ECG vs. Optical Sensors
Clinical HRV analysis uses electrocardiography (ECG), which detects the heart’s electrical signals directly. The R-wave is sharp and distinct, making it easy to pinpoint the exact moment of each heartbeat down to the millisecond. Chest strap heart rate monitors work on the same principle and provide similarly precise R-R intervals.
Most wrist-worn wearables use a different technology: photoplethysmography (PPG). Instead of detecting electrical activity, optical sensors shine light into your skin and measure changes in blood volume as pulse waves arrive at your wrist. The intervals measured this way are technically pulse-to-pulse intervals, not R-R intervals, and they’re sometimes called pulse rate variability (PRV) rather than true HRV. Several factors can introduce discrepancies: how quickly the pulse wave travels through your blood vessels, skin perfusion, wrist motion, and how tightly the band fits. During rest, PPG-derived measurements tend to agree reasonably well with ECG. During movement or exercise, accuracy drops.
What the Numbers Actually Tell You
Higher HRV generally indicates a more adaptable cardiovascular system. Your autonomic nervous system is constantly fine-tuning your heart rate in response to breathing, posture, stress, digestion, and dozens of other inputs. When it’s functioning well, those adjustments produce noticeable beat-to-beat variation. When the system is under strain from illness, chronic stress, poor sleep, or cardiovascular disease, that variability narrows.

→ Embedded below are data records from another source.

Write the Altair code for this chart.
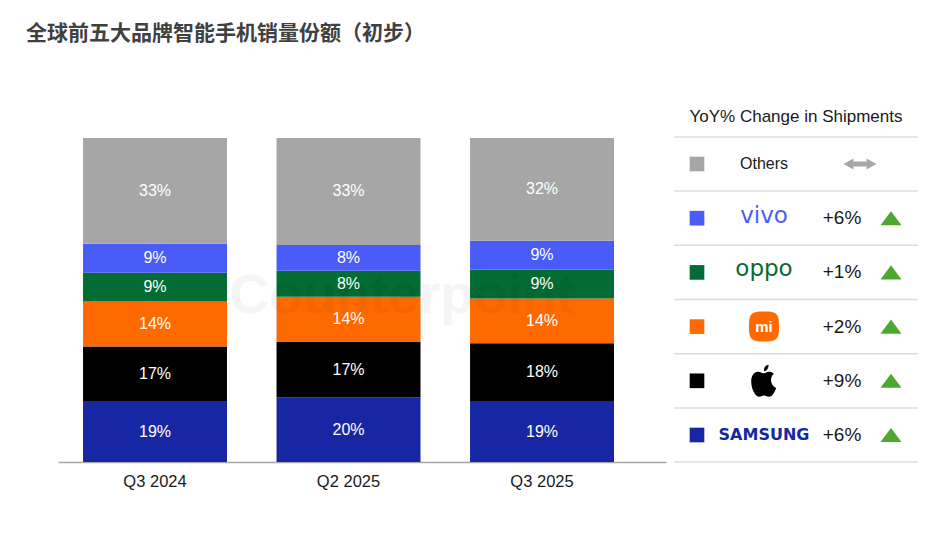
import altair as alt
import pandas as pd

# ---------------- data ----------------
title_text = "全球前五大品牌智能手机销量份额（初步）"
quarters = ["Q3 2024", "Q2 2025", "Q3 2025"]
brands = ["Samsung", "Apple", "Xiaomi", "OPPO", "vivo", "Others"]  # bottom -> top of stack
samsung = [19, 20, 19]
apple = [17, 17, 18]
xiaomi = [14, 14, 14]
oppo = [9, 8, 9]
vivo = [9, 8, 9]
others = [33, 33, 32]
brand_colors = ["#1727a3", "#000000", "#ff6a00", "#036b34", "#4a5cf7", "#a6a6a6"]

header_text = "YoY% Change in Shipments"
legend_brands = ["Others", "vivo", "OPPO", "Xiaomi", "Apple", "Samsung"]  # table rows, top -> bottom
legend_logo_text = ["Others", "vivo", "oppo", "mi", "", "SAMSUNG"]
yoy_change = ["", "+6%", "+1%", "+2%", "+9%", "+6%"]
yoy_direction = ["flat", "up", "up", "up", "up", "up"]
watermark = "Counterpoint"

# ---------------- tables ----------------
series = [samsung, apple, xiaomi, oppo, vivo, others]
rows = []
for bi, (b, vals) in enumerate(zip(brands, series)):
    for q, v in zip(quarters, vals):
        rows.append({"quarter": q, "brand": b, "order": bi, "share": v, "label": f"{v}%"})
df = pd.DataFrame(rows)

leg = pd.DataFrame({
    "brand": legend_brands,
    "row": list(range(len(legend_brands))),
    "logo": legend_logo_text,
    "change": yoy_change,
    "dir": yoy_direction,
})
bounds = pd.DataFrame({"b": [i - 0.5 for i in range(len(legend_brands) + 1)]})

FONT = "Liberation Sans"
H = 366
WL = 608
WR = 244

color_scale = alt.Scale(domain=brands, range=brand_colors)

# ---------------- left: stacked bars ----------------
base = alt.Chart(df).transform_stack(
    stack="share", groupby=["quarter"], as_=["y0", "y1"],
    sort=[alt.SortField("order", "ascending")], offset="normalize"
).transform_calculate(mid="(datum.y0 + datum.y1) / 2")

xenc = alt.X(
    "quarter:N", sort=quarters,
    scale=alt.Scale(paddingInner=0.256, paddingOuter=0.199, align=0.325),
    axis=alt.Axis(title=None, labelAngle=0, ticks=False, domainColor="#a6a6a6",
                  domainWidth=1.5, labelFontSize=16.5, labelFont=FONT,
                  labelColor="#1a1a1a", labelPadding=11),
)
yscale = alt.Scale(domain=[0, 366 / 324], nice=False, zero=True)

bars = base.mark_bar(strokeWidth=0).encode(
    x=xenc,
    y=alt.Y("y0:Q", scale=yscale, axis=None),
    y2="y1:Q",
    color=alt.Color("brand:N", scale=color_scale, legend=None),
)
bar_labels = base.mark_text(color="white", fontSize=16, font=FONT, baseline="middle").encode(
    x=xenc,
    y=alt.Y("mid:Q", scale=yscale, axis=None),
    text="label:N",
)
wm = alt.Chart(pd.DataFrame({"t": [watermark]})).mark_text(
    font=FONT, fontSize=55, fontWeight="bold", color="#000000", opacity=0.035, baseline="middle"
).encode(x=alt.value(344), y=alt.value(200), text="t:N")

left = alt.layer(bars, bar_labels, wm).properties(width=WL, height=H)

# ---------------- right: YoY table ----------------
yr = alt.Scale(domain=[-1.2546, 5.498], reverse=True, nice=False, zero=False)
lb = alt.Chart(leg)
yrow = alt.Y("row:Q", scale=yr, axis=None)

sep = alt.Chart(bounds).mark_rule(color="#dcdcdc", strokeWidth=1.5).encode(
    y=alt.Y("b:Q", scale=yr, axis=None), x=alt.value(0), x2=alt.value(WR)
)
header = alt.Chart(pd.DataFrame({"t": [header_text]})).mark_text(
    font=FONT, fontSize=17, color="#1a1a1a", baseline="middle"
).encode(x=alt.value(122), y=alt.value(21), text="t:N")

squares = lb.mark_square(size=215, opacity=1).encode(
    x=alt.value(23), y=yrow, color=alt.Color("brand:N", scale=color_scale, legend=None)
)

others_t = lb.transform_filter("datum.brand == 'Others'").mark_text(
    font=FONT, fontSize=16, color="#1a1a1a", baseline="middle"
).encode(x=alt.value(90), y=yrow, text="logo:N")
vivo_t = lb.transform_filter("datum.brand == 'vivo'").mark_text(
    font="DejaVu Sans", fontSize=23, color="#4a5cf7", baseline="middle", dy=-2
).encode(x=alt.value(90), y=yrow, text="logo:N")
oppo_t = lb.transform_filter("datum.brand == 'OPPO'").mark_text(
    font="DejaVu Sans", fontSize=23, color="#036b34", baseline="middle", dy=-3
).encode(x=alt.value(90), y=yrow, text="logo:N")

rounded_sq = "M-1,0 C-1,-0.86 -0.86,-1 0,-1 C0.86,-1 1,-0.86 1,0 C1,0.86 0.86,1 0,1 C-0.86,1 -1,0.86 -1,0 Z"
mi_bg = lb.transform_filter("datum.brand == 'Xiaomi'").mark_point(
    shape=rounded_sq, filled=True, size=900, color="#ff6a00", opacity=1
).encode(x=alt.value(90), y=yrow)
mi_t = lb.transform_filter("datum.brand == 'Xiaomi'").mark_text(
    font=FONT, fontSize=15, fontWeight="bold", color="white", baseline="middle"
).encode(x=alt.value(90), y=yrow, text="logo:N")

apple_path = (
    "M0.28,-1 C0.12,-0.98 -0.02,-0.82 0,-0.6 C0.16,-0.6 0.3,-0.78 0.28,-1 Z "
    "M0,-0.47 C-0.12,-0.47 -0.24,-0.56 -0.38,-0.56 C-0.62,-0.56 -0.8,-0.3 -0.8,0.05 "
    "C-0.8,0.5 -0.55,1 -0.33,1 C-0.18,1 -0.13,0.92 0,0.92 C0.13,0.92 0.18,1 0.33,1 "
    "C0.52,1 0.68,0.68 0.76,0.45 C0.52,0.34 0.44,0.14 0.44,-0.06 C0.44,-0.24 0.54,-0.38 0.62,-0.44 "
    "C0.5,-0.55 0.38,-0.56 0.3,-0.56 C0.16,-0.56 0.1,-0.47 0,-0.47 Z"
)
apple_m = lb.transform_filter("datum.brand == 'Apple'").mark_point(
    shape=apple_path, filled=True, size=1024, color="#000000", opacity=1
).encode(x=alt.value(90), y=yrow)
samsung_t = lb.transform_filter("datum.brand == 'Samsung'").mark_text(
    font="DejaVu Sans", fontSize=16, fontWeight="bold", color="#1428a0", baseline="middle"
).encode(x=alt.value(90), y=yrow, text="logo:N")

change_t = lb.transform_filter("datum.change != ''").mark_text(
    font=FONT, fontSize=19, color="#1a1a1a", baseline="middle"
).encode(x=alt.value(168), y=yrow, text="change:N")

tri_path = "M0,-0.67 L1,0.67 L-1,0.67 Z"
tri = lb.transform_filter("datum.dir == 'up'").mark_point(
    shape=tri_path, filled=True, size=441, color="#4ea72e", opacity=1
).encode(x=alt.value(217), y=yrow)

arrow_path = ("M-1,0 L-0.4,-0.33 L-0.4,-0.15 L0.4,-0.15 L0.4,-0.33 L1,0 "
              "L0.4,0.33 L0.4,0.15 L-0.4,0.15 L-0.4,0.33 Z")
arrow = lb.transform_filter("datum.dir == 'flat'").mark_point(
    shape=arrow_path, filled=True, size=1089, color="#a6a6a6", opacity=1
).encode(x=alt.value(186), y=yrow)

right = alt.layer(
    sep, header, squares, others_t, vivo_t, oppo_t, mi_bg, mi_t, apple_m, samsung_t, change_t, tri, arrow
).properties(width=WR, height=H)

chart = alt.hconcat(left, right, spacing=7).properties(
    title=alt.TitleParams(
        text=title_text, anchor="start", font="Noto Sans CJK SC", fontSize=21,
        fontWeight="bold", color="#404040", dx=-32, offset=52,
    ),
    padding={"left": 18, "top": 15, "right": 5, "bottom": 5},
    background="white",
).configure_view(stroke=None)

chart.save("out.html", embed_options={"renderer": "svg", "actions": False})
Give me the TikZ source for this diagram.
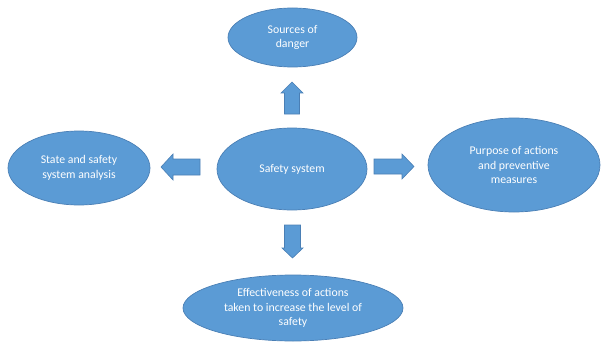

HRV varies enormously between individuals. Age is the strongest factor: values decline steadily from young adulthood onward. Sex, fitness level, and genetics all play roles too. This is why tracking your own trends over weeks and months is more informative than comparing your number to someone else’s. A single reading on a given morning reflects that moment’s autonomic state. The real signal emerges from the pattern over time.